__Task requirements__: Copy out each line containing "this" from the entries below.

__Data supplied__:
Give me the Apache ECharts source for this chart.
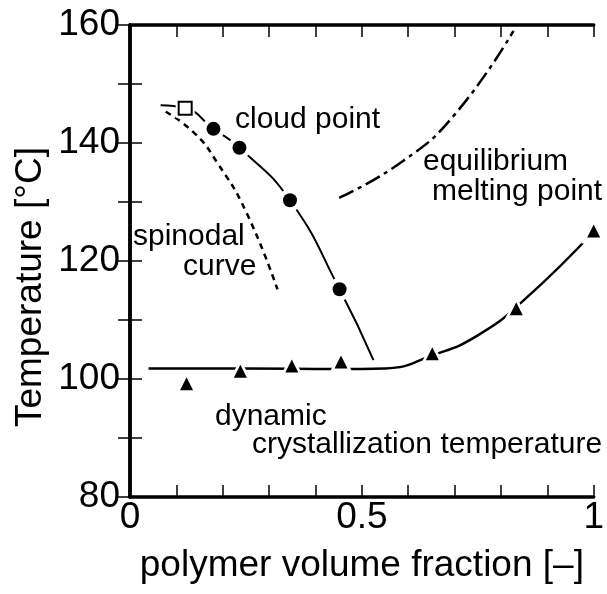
<!DOCTYPE html>
<html>
<head>
<meta charset="utf-8">
<script src="https://cdn.jsdelivr.net/npm/echarts@6/dist/echarts.min.js"></script>
<style>
html,body{margin:0;padding:0;background:#fff;}
#chart{width:607px;height:594px;}
</style>
</head>
<body>
<div id="chart"></div>
<script>
// ---- data ----
const squareX = [0.119];
const squareY = [145.9];
const cloudX = [0.18, 0.236, 0.345, 0.452];
const cloudY = [142.4, 139.2, 130.3, 115.2];
const cloudCurveX = [0.066, 0.119, 0.18, 0.236, 0.345, 0.452, 0.525];
const cloudCurveY = [146.4, 145.9, 142.4, 139.2, 130.3, 115.2, 103.2];
const spinodalX = [0.077, 0.14, 0.187, 0.25, 0.318];
const spinodalY = [145.3, 141.6, 136.8, 128.4, 115.2];
const meltingX = [0.451, 0.588, 0.701, 0.827];
const meltingY = [130.7, 136.9, 144.9, 159.0];
const crystX = [0.122, 0.238, 0.349, 0.455, 0.652, 0.833, 1.0];
const crystY = [99.2, 101.3, 102.2, 102.9, 104.3, 111.9, 125.1];
const crystCurveX = [0.04, 0.25, 0.45, 0.55, 0.652, 0.75, 0.85, 1.0];
const crystCurveY = [101.8, 101.8, 101.7, 101.8, 104.0, 107.4, 113.4, 125.0];
const xTickLabels = ['0', '0.5', '1'];
const yTickLabels = ['80', '100', '120', '140', '160'];
const xTitle = 'polymer volume fraction [\u2013]';
const yTitle = 'Temperature [\u00B0C]';

const pairs = (xs, ys) => xs.map((x, i) => [x, ys[i]]);
const FONT = "'Liberation Sans', Arial, Helvetica, sans-serif";

const chart = echarts.init(document.getElementById('chart'), null, {renderer: 'canvas'});

function fmtX(v) {
  const s = String(Math.round(v * 10) / 10);
  return xTickLabels.indexOf(s) >= 0 ? s : '';
}
function fmtY(v) {
  const s = String(Math.round(v));
  return yTickLabels.indexOf(s) >= 0 ? s : '';
}

const axisLine = {show: true, lineStyle: {color: '#000', width: 3.5}};
const axisTick = {show: true, inside: true, length: 12, lineStyle: {color: '#000', width: 1.5}};

function textEl(t, x, y, size) {
  return {type: 'text', x: x, y: y, style: {text: t, font: size + 'px ' + FONT, fill: '#000', align: 'left', verticalAlign: 'middle'}};
}

const option = {
  animation: false,
  backgroundColor: '#fff',
  grid: {left: 130, right: 3, top: 25, bottom: 97},
  xAxis: [
    {type: 'value', min: 0, max: 1, interval: 0.1, position: 'bottom',
     axisLine: axisLine, axisTick: axisTick, splitLine: {show: false},
     axisLabel: {formatter: fmtX, fontSize: 37, fontFamily: FONT, color: '#000', margin: 2, hideOverlap: false, showMinLabel: true, showMaxLabel: true},
     name: xTitle, nameLocation: 'middle', nameGap: 50,
     nameTextStyle: {fontSize: 37, fontFamily: FONT, color: '#000'}},
    {type: 'value', min: 0, max: 1, interval: 0.1, position: 'top',
     axisLine: axisLine, axisTick: axisTick, splitLine: {show: false}, axisLabel: {show: false}}
  ],
  yAxis: [
    {type: 'value', min: 80, max: 160, interval: 10, position: 'left',
     axisLine: axisLine, axisTick: axisTick, splitLine: {show: false},
     axisLabel: {formatter: fmtY, fontSize: 37, fontFamily: FONT, color: '#000', margin: 10, hideOverlap: false, showMinLabel: true, showMaxLabel: true}},
    {type: 'value', min: 80, max: 160, interval: 10, position: 'right',
     axisLine: axisLine, axisTick: axisTick, splitLine: {show: false}, axisLabel: {show: false}}
  ],
  series: [
    {type: 'line', z: 2, data: pairs(cloudCurveX, cloudCurveY), smooth: 0.5, showSymbol: false,
     lineStyle: {color: '#000', width: 2}},
    {type: 'line', z: 2, data: pairs(spinodalX, spinodalY), smooth: 0.5, showSymbol: false,
     lineStyle: {color: '#000', width: 2.5, type: [6, 5]}},
    {type: 'line', z: 2, data: pairs(meltingX, meltingY), smooth: 0.5, showSymbol: false,
     lineStyle: {color: '#000', width: 2.5, type: [16, 5, 4, 5]}},
    {type: 'line', z: 2, data: pairs(crystCurveX, crystCurveY), smooth: 0.5, showSymbol: false,
     lineStyle: {color: '#000', width: 2.5}},
    // white halos to break the lines around markers
    {type: 'scatter', z: 5, data: pairs(cloudX, cloudY), symbol: 'circle', symbolSize: 23, itemStyle: {color: '#ffffff', opacity: 1}},
    {type: 'scatter', z: 5, data: pairs(squareX, squareY), symbol: 'rect', symbolSize: 19, itemStyle: {color: '#ffffff', opacity: 1}},
    {type: 'scatter', z: 5, data: pairs(crystX, crystY), symbol: 'triangle', symbolSize: 25, itemStyle: {color: '#ffffff', opacity: 1}},
    // markers
    {type: 'scatter', z: 6, data: pairs(cloudX, cloudY), symbol: 'circle', symbolSize: 14, itemStyle: {color: '#000', opacity: 1}},
    {type: 'scatter', z: 6, data: pairs(squareX, squareY), symbol: 'rect', symbolSize: 13, itemStyle: {color: '#fff', borderColor: '#000', borderWidth: 2, opacity: 1}},
    {type: 'scatter', z: 6, data: pairs(crystX, crystY), symbol: 'triangle', symbolSize: 13, itemStyle: {color: '#000', opacity: 1}}
  ],
  graphic: [
    textEl('cloud point', 235, 120, 30),
    textEl('equilibrium', 423, 162, 30),
    textEl('melting point', 432, 192, 30),
    textEl('spinodal', 133, 237, 30),
    textEl('curve', 183, 267, 30),
    textEl('dynamic', 215, 417, 30),
    textEl('crystallization temperature', 252, 445, 30),
    {type: 'text', x: 31, y: 287, rotation: Math.PI / 2,
     style: {text: yTitle, font: '37px ' + FONT, fill: '#000', align: 'center', verticalAlign: 'middle'}}
  ]
};
chart.setOption(option);
</script>
</body>
</html>
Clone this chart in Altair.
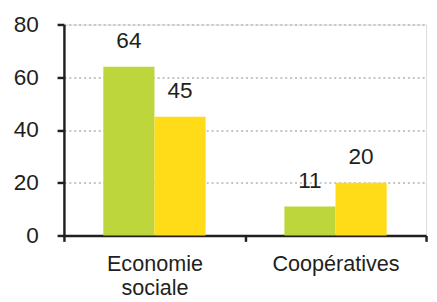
import altair as alt
import pandas as pd

categories = ["Economie sociale", "Coopératives"]
series = ["Série 1", "Série 2"]
values_1 = [64, 11]
values_2 = [45, 20]
colors = ["#BDD63B", "#FFDC17"]

rows = []
for c, v1, v2 in zip(categories, values_1, values_2):
    rows.append({"group": c, "series": series[0], "value": v1})
    rows.append({"group": c, "series": series[1], "value": v2})
df = pd.DataFrame(rows)

FONT = "Liberation Sans"
TXT = "#231F20"
FS = 23

x = alt.X(
    "group:N",
    sort=categories,
    title=None,
    scale=alt.Scale(paddingInner=0, paddingOuter=0),
    axis=alt.Axis(
        labelAngle=0,
        labelExpr="split(datum.label, ' ')",
        labelFont=FONT,
        labelFontSize=22,
        labelColor=TXT,
        labelLineHeight=24.5,
        labelPadding=13,
        labelBaseline="top",
        tickBand="extent",
        tickSize=6,
        tickWidth=2.5,
        tickColor="#231F20",
        domainColor="#231F20",
        domainWidth=2.5,
        grid=False,
    ),
)
xo = alt.XOffset(
    "series:N",
    sort=series,
    scale=alt.Scale(paddingInner=0, paddingOuter=0.77),
)
y = alt.Y(
    "value:Q",
    title=None,
    scale=alt.Scale(domain=[0, 80], nice=False),
    axis=alt.Axis(
        values=[0, 20, 40, 60, 80],
        labelFont=FONT,
        labelFontSize=FS,
        labelColor=TXT,
        labelPadding=19,
        tickSize=7,
        tickWidth=2.5,
        tickColor="#231F20",
        domainColor="#231F20",
        domainWidth=2.5,
        grid=True,
        gridColor="#C4C4C4",
        gridDash=[2, 3],
        gridWidth=2,
    ),
)
color = alt.Color(
    "series:N",
    scale=alt.Scale(domain=series, range=colors),
    legend=None,
)

bars = alt.Chart(df).mark_bar().encode(x=x, xOffset=xo, y=y, color=color)
labels = alt.Chart(df).mark_text(
    dy=-19, baseline="alphabetic", font=FONT, fontSize=FS, color=TXT
).encode(x=x, xOffset=xo, y=y, text="value:Q")

chart = (
    alt.layer(bars, labels)
    .properties(
        width=369,
        height=215,
        autosize=alt.AutoSizeParams(type="none"),
        padding={"left": 57, "top": 14, "right": 3, "bottom": 65},
    )
    .configure_view(stroke=None)
    .configure(background="white")
)

chart.save("out.html", embed_options={"renderer": "svg", "actions": False})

__Solution below__:
Give me the Apache ECharts source for this chart.
Clone this chart in Altair.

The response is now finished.